I want to make geology exciting for kids. ... Getting kids to be able to touch and feel the rocks themselves rather than look at pictures and videos of them, that’s the fun part of geology.
Growing up in Raynham, Jessica Campbell, ’08, remembers a geologist visiting her class to share volcanic rock samples and detail how a volcano melted his boot. That experience fueled a passion for geology that she now hopes to spark in today’s schoolchildren.
“I thought that was the coolest thing in the world,” recalled Campbell, laboratory staff assistant for Bridgewater State University’s Department of Geological Sciences.
During the pandemic, Campbell developed a new initiative to provide hands-on experiences. GeoExplorers, which is a program of BSU’s Center for the Advancement of STEM Education, features kits that teachers can borrow along with corresponding lesson plans. The kits contain rock samples and other supplies needed to complete activities aligned to curriculum standards.
“Getting kids to be able to touch and feel the rocks themselves rather than look at pictures and videos of them, that’s the fun part of geology,” she said.
The program aims to make lessons more accessible to K-12 students by alleviating barriers to hands-on learning. Acquiring rock samples or traveling to sites can be expensive and unfeasible for schools, Campbell said.
The kits allow students to explore a 3D model of Mount St. Helens, discover the living and non-living components of soil, make their own fossils, and study weathering and erosion. Online learning modules are also available.
The lessons are geared to specific grade levels.
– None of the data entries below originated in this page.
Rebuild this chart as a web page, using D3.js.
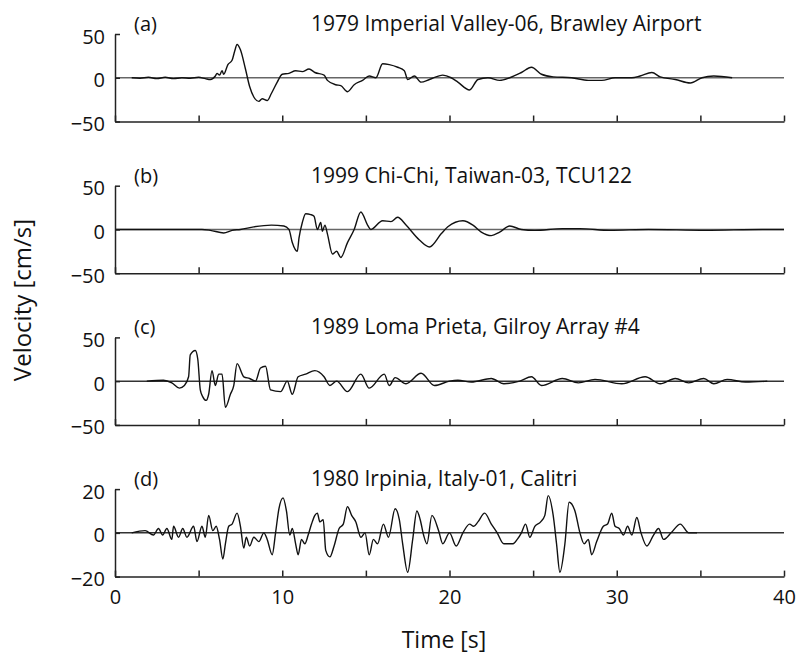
<!DOCTYPE html>
<html>
<head>
<meta charset="utf-8">
<script src="https://d3js.org/d3.v7.min.js"></script>
<style>
  body { margin: 0; background: #fff; }
  svg text { font-family: "Open Sans", "Noto Sans", sans-serif; fill: #111; }
</style>
</head>
<body>
<svg id="chart" width="796" height="654"></svg>
<script>
// panel titles, letters and y ranges
const letters = ["(a)", "(b)", "(c)", "(d)"]
const titles = [
  "1979 Imperial Valley-06, Brawley Airport",
  "1999 Chi-Chi, Taiwan-03, TCU122",
  "1989 Loma Prieta, Gilroy Array #4",
  "1980 Irpinia, Italy-01, Calitri"
]
const yMax = [50, 50, 50, 20]
const xTicks = [0, 5, 10, 15, 20, 25, 30, 35, 40]

// velocity traces [time s, velocity cm/s]
const velA = [[1.0,0],[1.5,-0.5],[2,0.5],[2.5,-1],[3,0.5],[3.5,-1],[4,0],[4.5,-0.5],[5,0.5],[5.4,-1],[5.7,-2],
  [6.0,2],[6.1,5],[6.25,3],[6.4,8],[6.5,4],[6.75,15],[7.0,20],[7.15,30],[7.3,38],[7.5,32],[7.8,10],[8.05,-10],
  [8.3,-22],[8.6,-27],[8.8,-24],[9.1,-26],[9.35,-18],[9.7,-5],[10.0,4],[10.4,5],[10.8,8],[11.2,7],[11.6,10],
  [11.95,6],[12.5,3],[12.7,-3],[13.2,-8],[13.5,-9],[13.9,-16],[14.3,-8],[14.8,-3],[15.2,2],[15.6,0],[16.0,16],
  [16.4,15],[16.9,12],[17.3,8],[17.5,-2],[17.9,2],[18.3,-5],[18.8,-2],[19.6,3],[20.1,0],[20.5,-5],[21.2,-14],
  [21.7,-2],[22.3,0],[23.0,-3],[23.6,0],[24.3,6],[24.9,12],[25.5,4],[26.2,1],[27.3,0],[28.3,-3],[29.1,-3],
  [29.9,0],[30.9,0],[31.4,2],[32.1,6],[32.6,1],[33.5,-2],[34.4,-6],[35.1,0],[35.8,2],[36.9,0]]

const velB = [[0,0],[5.2,0],[5.7,-1],[6.5,-4],[7.0,-1],[7.5,0],[8.3,3],[9.35,5],[10.1,4],[10.4,0],[10.6,-15],
  [10.9,-25],[11.0,-10],[11.2,8],[11.4,18],[11.7,17],[11.9,15],[12.1,0],[12.3,8],[12.4,-2],[12.55,5],[12.7,-5],
  [13.0,-28],[13.25,-25],[13.5,-32],[13.9,-15],[14.3,0],[14.7,20],[15.1,5],[15.3,0],[16.0,10],[16.5,9],
  [16.9,14],[17.4,5],[18.2,-12],[18.8,-20],[19.5,-5],[19.9,3],[20.8,10],[21.4,5],[21.9,-3],[22.5,-7],
  [23.0,-3],[23.6,4],[24.3,0],[25.1,-1],[26.75,1],[27.8,1],[29.6,-1],[31.9,0],[35.3,-1],[38.7,0],[40,0]]

const velC = [[1.9,0],[2.9,1],[3.4,-2],[3.85,-8],[4.15,-5],[4.4,5],[4.5,30],[4.8,35],[4.95,25],[5.1,-10],
  [5.25,-18],[5.45,-22],[5.6,-15],[5.8,12],[6.0,-5],[6.2,8],[6.4,8],[6.6,-30],[6.9,-15],[7.1,-5],[7.3,20],
  [7.7,5],[8.05,3],[8.4,0],[8.7,15],[9.0,17],[9.3,-10],[9.9,-12],[10.3,0],[10.6,-15],[10.95,5],[11.4,8],
  [11.95,12],[12.5,5],[12.85,-5],[13.25,0],[13.9,-12],[14.7,8],[15.2,-8],[16.1,8],[16.4,-5],[16.75,4],
  [17.4,-3],[18.3,9],[19.1,-5],[20.0,0],[20.5,1],[21.3,-1],[22.5,3],[23.25,-3],[24.2,0],[24.9,5],[25.5,-5],
  [26.75,3],[27.7,-2],[28.7,2],[30.3,-3],[31.7,5],[32.6,-3],[33.5,3],[34.3,-2],[35.2,3],[35.8,-3],[36.6,2],
  [37.7,-1],[39.0,0]]

const velD = [[1.0,0],[1.8,1],[2.3,-1],[2.6,2],[2.85,-1],[3.1,2],[3.4,-3],[3.5,3],[3.8,-2],[4.05,2],[4.3,-2],
  [4.7,3],[4.9,-4],[5.2,3],[5.4,-2],[5.6,8],[5.85,1],[6.05,3],[6.25,-3],[6.45,-12],[6.6,-5],[6.8,3],[7.0,4],
  [7.3,9],[7.5,3],[7.7,-7],[7.85,-2],[8.05,-6],[8.3,-2],[8.6,-4],[8.9,0],[9.1,-3],[9.4,-10],[9.6,0],[9.8,11],
  [10.05,16],[10.25,10],[10.45,-1],[10.6,2],[10.8,-5],[10.95,-10],[11.15,-3],[11.35,-5],[11.55,-1],[11.75,4],
  [11.95,8],[12.1,9],[12.25,5],[12.45,6],[12.6,-8],[12.85,-11],[13.1,-6],[13.4,2],[13.65,4],[13.9,12],
  [14.15,8],[14.4,5],[14.7,-2],[14.95,0],[15.2,-10],[15.45,-3],[15.7,-5],[16.05,4],[16.35,-2],[16.75,11],
  [17.0,6],[17.2,-5],[17.5,-18],[17.8,-3],[18.05,10],[18.25,6],[18.45,-1],[18.65,-5],[18.95,8],[19.35,1],
  [19.6,-5],[20.0,0],[20.4,-6],[20.8,0],[21.2,4],[21.45,3],[21.7,5],[22.1,9],[22.5,4],[22.85,0],[23.25,-5],
  [23.8,-5],[24.05,-3],[24.3,0],[24.55,4],[24.8,-2],[25.1,3],[25.45,5],[25.7,8],[25.9,17],[26.2,8],[26.4,-5],
  [26.6,-18],[26.9,-5],[27.15,14],[27.5,10],[27.8,0],[28.05,-5],[28.3,-3],[28.5,-10],[28.8,-4],[29.2,3],
  [29.45,4],[29.7,9],[29.9,3],[30.15,2],[30.4,-1],[30.65,3],[30.9,-1],[31.2,7],[31.45,0],[31.8,-6],[32.2,-1],
  [32.5,2],[32.8,-3],[33.25,0],[33.8,4],[34.3,0],[34.8,0]]

const series = [velA, velB, velC, velD]

const svg = d3.select("#chart")
const x = d3.scaleLinear().domain([0, 40]).range([115, 784])
const panelTop = 34, panelStep = 151.7, panelH = 87.5

series.forEach(function (data, i) {
  const top = panelTop + i * panelStep
  const bottom = top + panelH
  const y = d3.scaleLinear().domain([-yMax[i], yMax[i]]).range([bottom, top])
  const last = i === series.length - 1
  const g = svg.append("g")

  // zero line
  g.append("line")
    .attr("x1", x(0)).attr("x2", x(40))
    .attr("y1", y(0)).attr("y2", y(0))
    .attr("stroke", i < 2 ? "#666" : "#333").attr("stroke-width", 1.5)

  // trace
  g.append("path")
    .datum(data)
    .attr("fill", "none")
    .attr("stroke", "#111")
    .attr("stroke-width", 1.4)
    .attr("stroke-linejoin", "round")
    .attr("d", d3.line().curve(d3.curveMonotoneX).x(d => x(d[0])).y(d => y(d[1])))

  // x axis, ticks pointing in
  g.append("g")
    .attr("transform", "translate(0," + bottom + ")")
    .call(d3.axisBottom(x).tickValues(xTicks).tickSizeInner(-6).tickSizeOuter(0).tickPadding(13)
      .tickFormat(d => (last && d % 10 === 0) ? d : ""))
  // y axis
  const ya = g.append("g")
    .attr("transform", "translate(" + x(0) + ",0)")
    .call(d3.axisLeft(y).tickValues([-yMax[i], 0, yMax[i]]).tickSizeInner(-5).tickSizeOuter(0).tickPadding(10))
  ya.selectAll("text").attr("dy", "0.45em")

  g.selectAll(".domain, .tick line").attr("stroke", "#222").attr("stroke-width", 1.5)
  g.selectAll(".tick text").style("font-size", "20px").attr("fill", "#111")

  g.append("text").attr("x", 134).attr("y", top - 3).style("font-size", "20px").text(letters[i])
  g.append("text").attr("x", 311).attr("y", top - 3).style("font-size", "21px").text(titles[i])
})

svg.append("text")
  .attr("x", 444).attr("y", 648)
  .attr("text-anchor", "middle")
  .style("font-size", "23px")
  .text("Time [s]")

svg.append("text")
  .attr("transform", "translate(31,300) rotate(-90)")
  .attr("text-anchor", "middle")
  .style("font-size", "24px")
  .text("Velocity [cm/s]")
</script>
</body>
</html>
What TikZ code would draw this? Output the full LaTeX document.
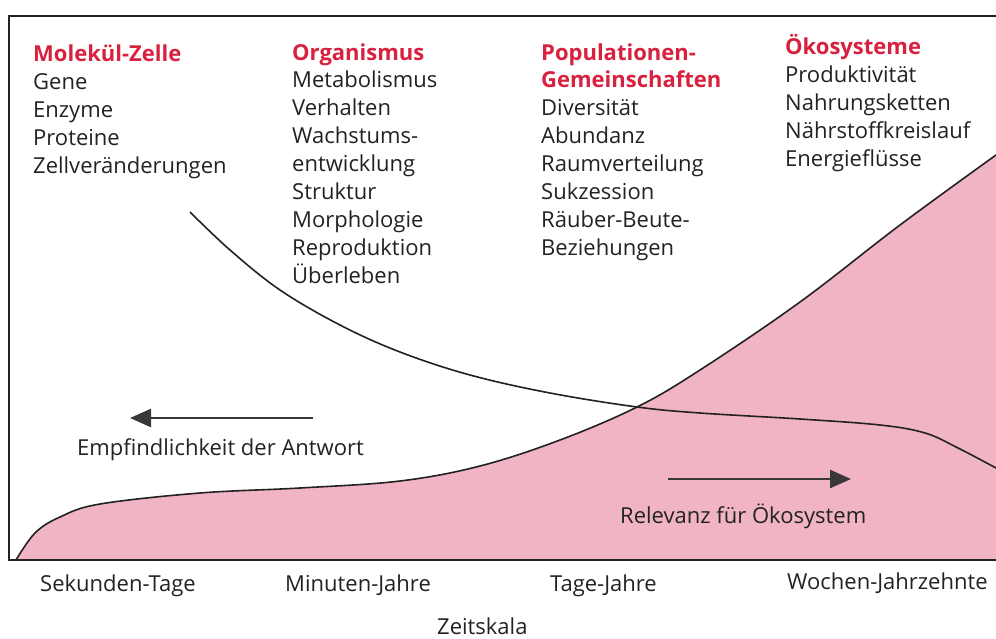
\documentclass[tikz,border=0pt]{standalone}
\usepackage{fontspec}
\setmainfont{Open Sans}
\usetikzlibrary{arrows.meta}
\definecolor{hred}{HTML}{D8203F}
\definecolor{pinkfill}{HTML}{F1B4C4}
\definecolor{ink}{HTML}{222222}
\tikzset{
  col/.style={anchor=base west, align=left, inner sep=0pt, text=ink,
    font=\fontsize{22}{27.9}\selectfont},
  lbl/.style={anchor=base west, inner sep=0pt, text=ink, font=\fontsize{22}{24}\selectfont},
  frame/.style={draw=ink, line width=1.2pt},
  curve/.style={draw=ink, line width=1.6pt},
  bigarrow/.style={draw=ink!90, line width=2.4pt, -{Triangle[length=21pt,width=18pt]}}
}
\newcommand{\hd}[1]{{\color{hred}\bfseries #1}}
\begin{document}
\begin{tikzpicture}[x=1pt,y=-1pt]
\useasboundingbox (0,0) rectangle (996,639);
% pink area
\fill[pinkfill] (16,560) -- plot[smooth, tension=0.6] coordinates {(16,560) (35,533) (60,517) (100,504) (200,493) (300,488) (400,481) (480,466) (560,440) (637,407) (700,370) (800,302) (900,225) (996,155)} -- (996,560) -- cycle;
\draw[curve] plot[smooth, tension=0.6] coordinates {(16,560) (35,533) (60,517) (100,504) (200,493) (300,488) (400,481) (480,466) (560,440) (637,407) (700,370) (800,302) (900,225) (996,155)};
\draw[curve] plot[smooth, tension=0.6] coordinates {(190,212) (230,250) (280,290) (340,325) (400,352) (470,375) (550,393) (637,407) (700,413) (800,419) (880,425) (925,433) (958,448) (996,468)};
% frame
\draw[frame] (996,16) -- (9,16) -- (9,560) -- (996,560);
% columns (anchor = baseline of the last line)
\node[col] (c1) at (33,173.6) {\hd{Molekül-Zelle}\\Gene\\Enzyme\\Proteine\\Zellveränderungen};
\node[col] (c2) at (292,283.2) {\hd{Organismus}\\Metabolismus\\Verhalten\\Wachstums-\\entwicklung\\Struktur\\Morphologie\\Reproduktion\\Überleben};
\node[col] (c3) at (541,255.3) {\hd{Populationen-}\\\hd{Gemeinschaften}\\Diversität\\Abundanz\\Raumverteilung\\Sukzession\\Räuber-Beute-\\Beziehungen};
\node[col] (c4) at (785,166.6) {\hd{Ökosysteme}\\Produktivität\\Nahrungsketten\\Nährstoffkreislauf\\Energieflüsse};
% arrows
\coordinate (a1s) at (313,418);
\coordinate (a1e) at (130,418);
\draw[bigarrow] (a1s) -- (a1e);
\node[lbl] (empf) at (77,455) {Empfindlichkeit der Antwort};
\coordinate (a2s) at (668,479);
\coordinate (a2e) at (851,479);
\draw[bigarrow] (a2s) -- (a2e);
\node[lbl] (rel) at (620,523) {Relevanz für Ökosystem};
% axis labels
\node[lbl] (t1) at (40,591) {Sekunden-Tage};
\node[lbl] (t2) at (285,591) {Minuten-Jahre};
\node[lbl] (t3) at (550,591) {Tage-Jahre};
\node[lbl] (t4) at (787,589) {Wochen-Jahrzehnte};
\node[lbl] (zs) at (437,634) {Zeitskala};
\end{tikzpicture}
\end{document}
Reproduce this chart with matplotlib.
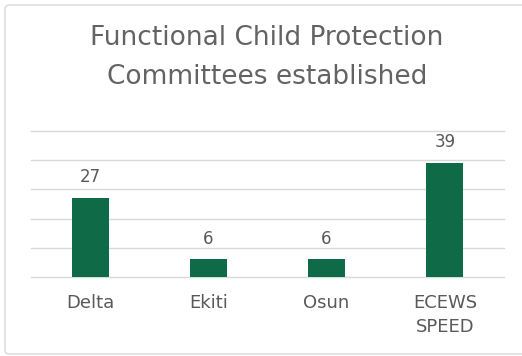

A mineral activity, for example, connects to kindergarteners’ study of shapes.
“I’m trying to stick geology in where teachers may not think to stick geology in,” she said.
While GeoExplorers officially launches this fall, Campbell worked with Brockton fifth graders on a lesson on viscosity last academic year. Students were learning remotely at that time, but used water, cooking oil, syrup and other household items to compare how easily liquids flowed. The goal was to help them understand how the viscosity of magma shapes volcanoes.
“I loved doing this experiment. It was so fun,” one student wrote in a thank you note to Campbell. Another said: “Volcanoes are awesome!”
That’s exactly the reaction Campbell hopes students have.
“I want to make geology exciting for kids,” she said.